Reporter: Lydia Tesaloni | Editor: Noverius Laoli
KONTAN.CO.ID – JAKARTA. Minat perbankan terhadap Surat Utang Sekuritas Rupiah Bank Indonesia (SRBI) terus merangkak naik, meski permintaan kredit masih lesu dan BI telah menurunkan posisi instrumen tersebut demi melonggarkan likuiditas rupiah.
Data Bank Indonesia menunjukkan posisi SRBI menurun secara year-to-date dari Rp 916,97 triliun menjadi Rp 699,30 triliun per 17 November 2025. Namun kepemilikan bank justru meningkat konsisten sejak Juli 2025.

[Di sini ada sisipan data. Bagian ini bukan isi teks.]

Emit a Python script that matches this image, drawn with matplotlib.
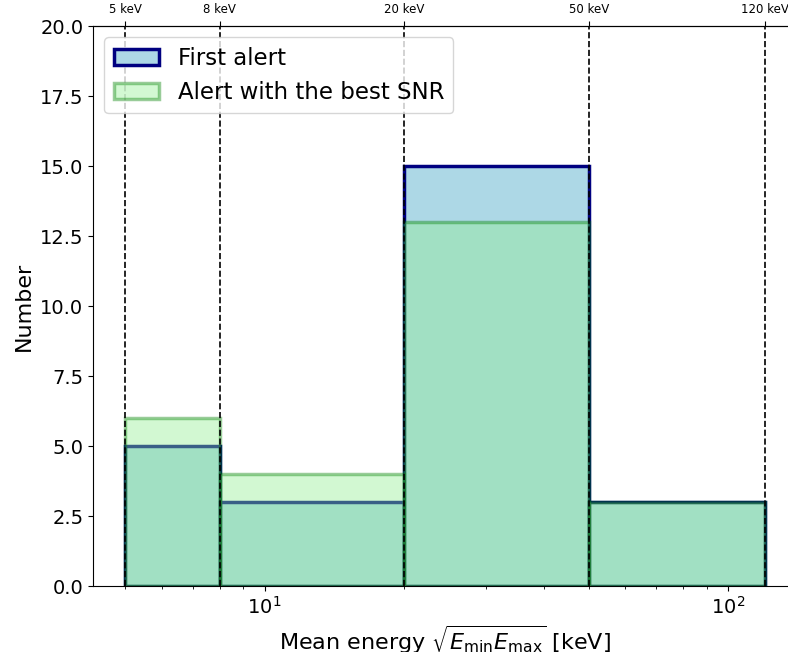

Pada Juni, porsi bank masih 66,86% dari total SRBI beredar sebesar Rp 523,49 triliun. Angkanya naik menjadi 74,21% pada Juli, 78,74% pada Agustus, 82,85% pada September, dan kembali meningkat menjadi 85,28% pada Oktober 2025.
Baca Juga: Kredit Investasi Masih Jadi Penopang di Tengah Melambatnya Pertumbuhan Kredit
Advisor Banking & Finance Development Center, Moch Amin Nurdin, menjelaskan tren tersebut terjadi karena pertumbuhan kredit belum pulih sementara likuiditas bank relatif berlebih.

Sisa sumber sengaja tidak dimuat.